(A run of records)
=-=-=-=-=
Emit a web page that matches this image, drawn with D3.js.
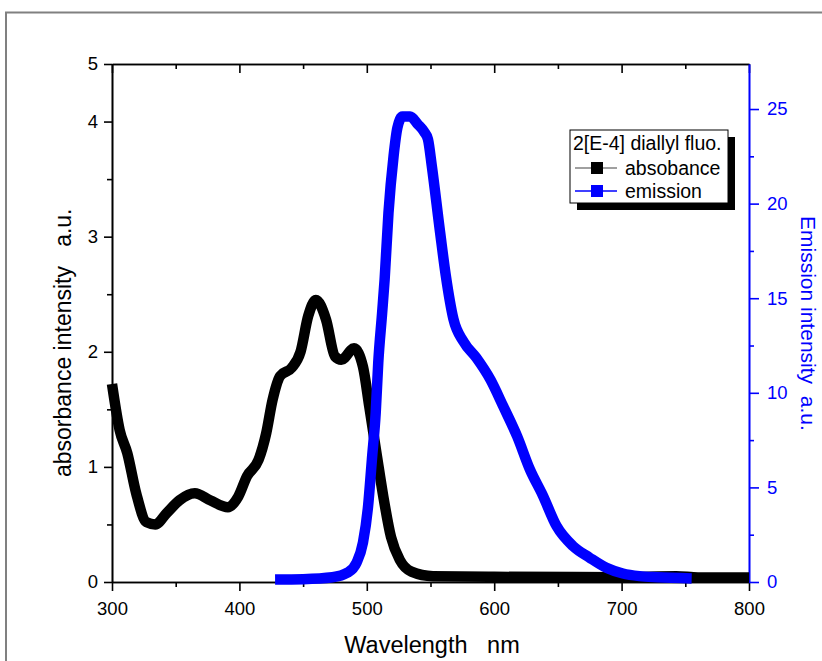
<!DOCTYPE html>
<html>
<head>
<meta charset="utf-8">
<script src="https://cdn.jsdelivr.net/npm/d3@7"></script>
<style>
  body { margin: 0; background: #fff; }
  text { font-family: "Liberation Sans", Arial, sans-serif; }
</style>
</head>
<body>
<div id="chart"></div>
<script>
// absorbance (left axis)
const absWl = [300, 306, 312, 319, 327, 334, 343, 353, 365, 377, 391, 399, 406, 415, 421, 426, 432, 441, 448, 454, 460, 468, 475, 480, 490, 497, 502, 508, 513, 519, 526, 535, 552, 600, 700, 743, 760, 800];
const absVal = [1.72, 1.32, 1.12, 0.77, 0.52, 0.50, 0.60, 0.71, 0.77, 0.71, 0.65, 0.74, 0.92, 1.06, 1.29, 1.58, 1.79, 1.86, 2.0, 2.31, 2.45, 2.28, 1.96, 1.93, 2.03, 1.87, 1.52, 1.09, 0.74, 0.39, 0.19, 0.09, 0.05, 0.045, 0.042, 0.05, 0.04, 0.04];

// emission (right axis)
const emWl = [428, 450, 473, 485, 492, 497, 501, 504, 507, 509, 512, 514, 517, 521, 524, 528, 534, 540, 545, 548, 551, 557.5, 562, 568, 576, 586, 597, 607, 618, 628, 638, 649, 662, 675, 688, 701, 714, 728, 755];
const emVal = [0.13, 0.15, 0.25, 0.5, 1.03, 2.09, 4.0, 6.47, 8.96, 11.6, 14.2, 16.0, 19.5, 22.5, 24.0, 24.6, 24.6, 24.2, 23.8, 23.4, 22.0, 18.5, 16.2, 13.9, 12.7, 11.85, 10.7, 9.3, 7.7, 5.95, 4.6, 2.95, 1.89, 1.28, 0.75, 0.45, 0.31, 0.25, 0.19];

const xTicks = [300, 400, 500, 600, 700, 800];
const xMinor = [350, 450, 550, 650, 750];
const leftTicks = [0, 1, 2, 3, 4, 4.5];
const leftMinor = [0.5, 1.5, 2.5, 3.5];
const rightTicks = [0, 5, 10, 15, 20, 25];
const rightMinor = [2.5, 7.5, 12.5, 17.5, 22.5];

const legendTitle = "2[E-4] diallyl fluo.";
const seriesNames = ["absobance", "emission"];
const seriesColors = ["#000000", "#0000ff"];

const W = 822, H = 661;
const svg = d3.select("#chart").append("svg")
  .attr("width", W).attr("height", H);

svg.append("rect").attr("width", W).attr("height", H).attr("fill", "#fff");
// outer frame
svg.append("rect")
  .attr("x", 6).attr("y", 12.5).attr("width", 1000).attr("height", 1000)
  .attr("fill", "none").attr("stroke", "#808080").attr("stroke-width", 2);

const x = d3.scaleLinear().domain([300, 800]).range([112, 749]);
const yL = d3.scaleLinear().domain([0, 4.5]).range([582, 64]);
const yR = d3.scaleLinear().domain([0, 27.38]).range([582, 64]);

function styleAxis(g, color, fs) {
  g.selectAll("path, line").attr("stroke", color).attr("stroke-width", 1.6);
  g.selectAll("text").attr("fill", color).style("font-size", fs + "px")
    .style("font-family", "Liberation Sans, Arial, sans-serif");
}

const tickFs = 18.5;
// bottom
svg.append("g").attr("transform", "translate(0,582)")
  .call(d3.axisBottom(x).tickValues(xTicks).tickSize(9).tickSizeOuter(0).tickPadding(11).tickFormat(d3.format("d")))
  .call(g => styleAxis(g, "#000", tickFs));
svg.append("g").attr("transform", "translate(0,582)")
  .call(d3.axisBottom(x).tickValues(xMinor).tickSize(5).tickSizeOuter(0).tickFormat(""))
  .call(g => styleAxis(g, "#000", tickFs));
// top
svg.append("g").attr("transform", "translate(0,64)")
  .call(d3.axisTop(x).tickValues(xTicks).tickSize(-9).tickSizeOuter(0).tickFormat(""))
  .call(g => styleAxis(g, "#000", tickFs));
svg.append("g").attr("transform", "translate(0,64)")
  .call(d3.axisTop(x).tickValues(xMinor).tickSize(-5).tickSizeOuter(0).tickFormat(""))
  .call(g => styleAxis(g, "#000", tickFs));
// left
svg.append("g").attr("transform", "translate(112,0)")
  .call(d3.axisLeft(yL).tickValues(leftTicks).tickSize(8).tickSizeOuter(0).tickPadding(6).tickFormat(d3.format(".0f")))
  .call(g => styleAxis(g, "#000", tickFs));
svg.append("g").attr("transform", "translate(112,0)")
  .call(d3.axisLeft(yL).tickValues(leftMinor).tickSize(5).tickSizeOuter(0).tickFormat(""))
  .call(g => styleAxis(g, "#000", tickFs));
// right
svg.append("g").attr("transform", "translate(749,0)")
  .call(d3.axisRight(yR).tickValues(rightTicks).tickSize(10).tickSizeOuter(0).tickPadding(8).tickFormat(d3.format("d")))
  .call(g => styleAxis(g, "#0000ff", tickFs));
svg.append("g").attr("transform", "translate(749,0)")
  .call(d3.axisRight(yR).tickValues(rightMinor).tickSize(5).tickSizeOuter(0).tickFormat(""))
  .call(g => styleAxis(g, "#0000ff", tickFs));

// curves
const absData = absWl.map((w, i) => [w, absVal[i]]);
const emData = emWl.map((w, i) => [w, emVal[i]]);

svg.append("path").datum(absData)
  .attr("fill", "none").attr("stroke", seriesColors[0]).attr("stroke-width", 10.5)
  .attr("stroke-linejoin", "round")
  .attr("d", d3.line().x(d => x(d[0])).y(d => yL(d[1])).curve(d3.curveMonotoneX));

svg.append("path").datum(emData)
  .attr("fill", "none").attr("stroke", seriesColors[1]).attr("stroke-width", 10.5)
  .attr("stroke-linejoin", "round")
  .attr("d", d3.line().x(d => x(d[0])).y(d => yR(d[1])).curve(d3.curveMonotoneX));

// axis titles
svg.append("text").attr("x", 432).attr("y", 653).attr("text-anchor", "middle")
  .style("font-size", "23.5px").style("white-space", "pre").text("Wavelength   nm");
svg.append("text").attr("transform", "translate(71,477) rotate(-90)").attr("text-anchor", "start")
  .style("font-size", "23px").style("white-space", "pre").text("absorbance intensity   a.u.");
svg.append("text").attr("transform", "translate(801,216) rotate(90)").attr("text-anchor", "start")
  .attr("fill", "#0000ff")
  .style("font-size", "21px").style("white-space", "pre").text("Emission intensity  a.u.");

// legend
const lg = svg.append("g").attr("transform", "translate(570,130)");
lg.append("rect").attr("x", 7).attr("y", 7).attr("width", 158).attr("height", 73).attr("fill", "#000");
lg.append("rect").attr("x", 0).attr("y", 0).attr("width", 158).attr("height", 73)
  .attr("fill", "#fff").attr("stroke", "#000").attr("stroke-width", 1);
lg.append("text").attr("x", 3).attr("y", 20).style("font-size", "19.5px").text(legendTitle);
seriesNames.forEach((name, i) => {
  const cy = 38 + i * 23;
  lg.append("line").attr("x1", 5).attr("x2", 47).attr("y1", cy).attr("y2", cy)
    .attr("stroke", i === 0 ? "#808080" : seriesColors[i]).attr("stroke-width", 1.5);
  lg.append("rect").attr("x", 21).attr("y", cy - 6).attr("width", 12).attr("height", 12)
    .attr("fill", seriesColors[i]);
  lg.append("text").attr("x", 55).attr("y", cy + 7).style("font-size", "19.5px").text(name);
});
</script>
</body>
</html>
=-=-=-=-=
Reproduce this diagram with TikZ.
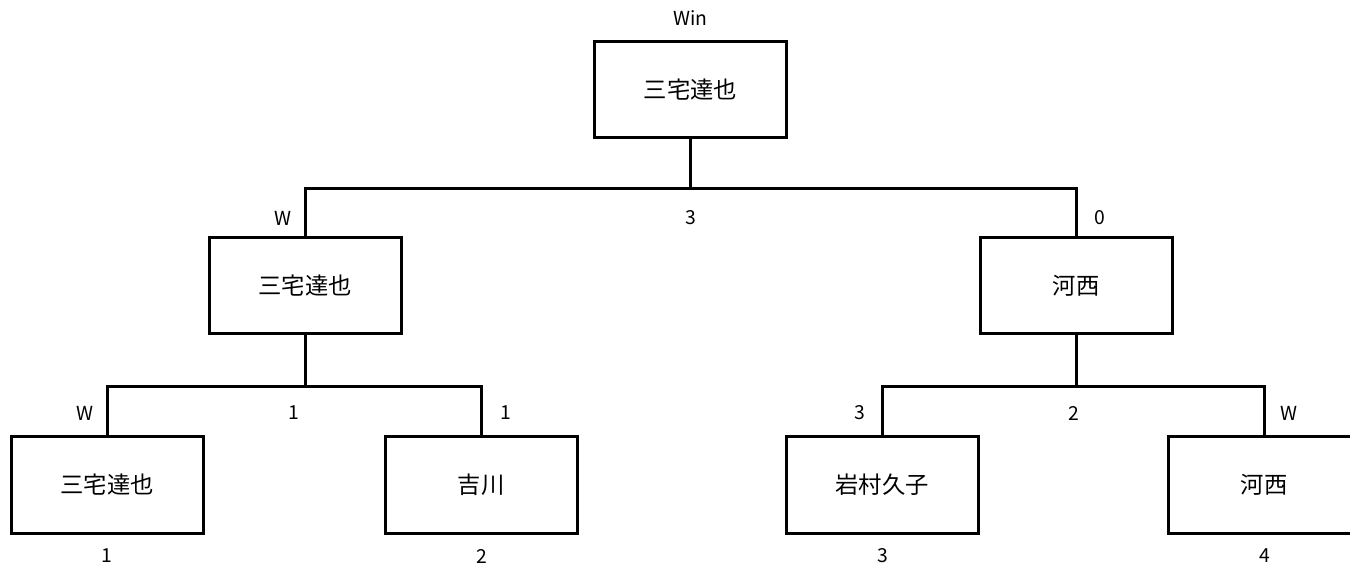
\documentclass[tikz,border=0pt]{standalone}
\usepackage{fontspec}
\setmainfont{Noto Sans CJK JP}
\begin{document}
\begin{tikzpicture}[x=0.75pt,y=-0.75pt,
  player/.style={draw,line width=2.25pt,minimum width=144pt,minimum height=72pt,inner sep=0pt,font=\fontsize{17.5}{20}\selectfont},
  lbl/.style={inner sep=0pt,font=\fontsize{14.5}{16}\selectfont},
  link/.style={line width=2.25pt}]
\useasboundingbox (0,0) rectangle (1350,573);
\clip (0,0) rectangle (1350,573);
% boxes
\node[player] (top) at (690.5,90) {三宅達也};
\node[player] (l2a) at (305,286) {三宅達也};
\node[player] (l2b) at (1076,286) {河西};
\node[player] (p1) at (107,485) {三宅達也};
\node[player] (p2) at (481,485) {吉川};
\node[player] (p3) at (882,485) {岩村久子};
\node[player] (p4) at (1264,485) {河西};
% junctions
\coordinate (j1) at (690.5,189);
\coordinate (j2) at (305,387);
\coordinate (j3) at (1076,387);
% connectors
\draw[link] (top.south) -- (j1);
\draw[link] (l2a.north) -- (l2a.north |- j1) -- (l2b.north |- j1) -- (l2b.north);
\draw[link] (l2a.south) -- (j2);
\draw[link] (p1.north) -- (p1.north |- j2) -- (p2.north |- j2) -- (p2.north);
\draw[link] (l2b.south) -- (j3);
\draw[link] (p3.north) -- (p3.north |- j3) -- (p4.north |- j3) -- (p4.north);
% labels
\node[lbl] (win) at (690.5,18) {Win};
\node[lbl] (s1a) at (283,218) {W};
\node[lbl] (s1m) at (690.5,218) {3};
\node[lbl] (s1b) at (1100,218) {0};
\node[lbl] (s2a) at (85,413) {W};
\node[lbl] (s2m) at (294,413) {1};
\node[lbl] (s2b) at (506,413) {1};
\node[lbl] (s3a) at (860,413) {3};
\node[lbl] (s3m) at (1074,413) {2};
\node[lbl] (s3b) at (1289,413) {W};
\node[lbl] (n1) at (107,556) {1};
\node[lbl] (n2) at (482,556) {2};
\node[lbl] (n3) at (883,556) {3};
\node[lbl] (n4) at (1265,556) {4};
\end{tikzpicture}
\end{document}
=-=-=-=-=
▸ What to do
Nothing but the lines from the one containing "Emit a web page" through the one containing "0.05, 0.04, 0.04];" should be echoed, each exactly as it stands; pictures are excluded.

▸ Response for this exercise
Emit a web page that matches this image, drawn with D3.js.
<!DOCTYPE html>
<html>
<head>
<meta charset="utf-8">
<script src="https://cdn.jsdelivr.net/npm/d3@7"></script>
<style>
  body { margin: 0; background: #fff; }
  text { font-family: "Liberation Sans", Arial, sans-serif; }
</style>
</head>
<body>
<div id="chart"></div>
<script>
// absorbance (left axis)
const absWl = [300, 306, 312, 319, 327, 334, 343, 353, 365, 377, 391, 399, 406, 415, 421, 426, 432, 441, 448, 454, 460, 468, 475, 480, 490, 497, 502, 508, 513, 519, 526, 535, 552, 600, 700, 743, 760, 800];
const absVal = [1.72, 1.32, 1.12, 0.77, 0.52, 0.50, 0.60, 0.71, 0.77, 0.71, 0.65, 0.74, 0.92, 1.06, 1.29, 1.58, 1.79, 1.86, 2.0, 2.31, 2.45, 2.28, 1.96, 1.93, 2.03, 1.87, 1.52, 1.09, 0.74, 0.39, 0.19, 0.09, 0.05, 0.045, 0.042, 0.05, 0.04, 0.04];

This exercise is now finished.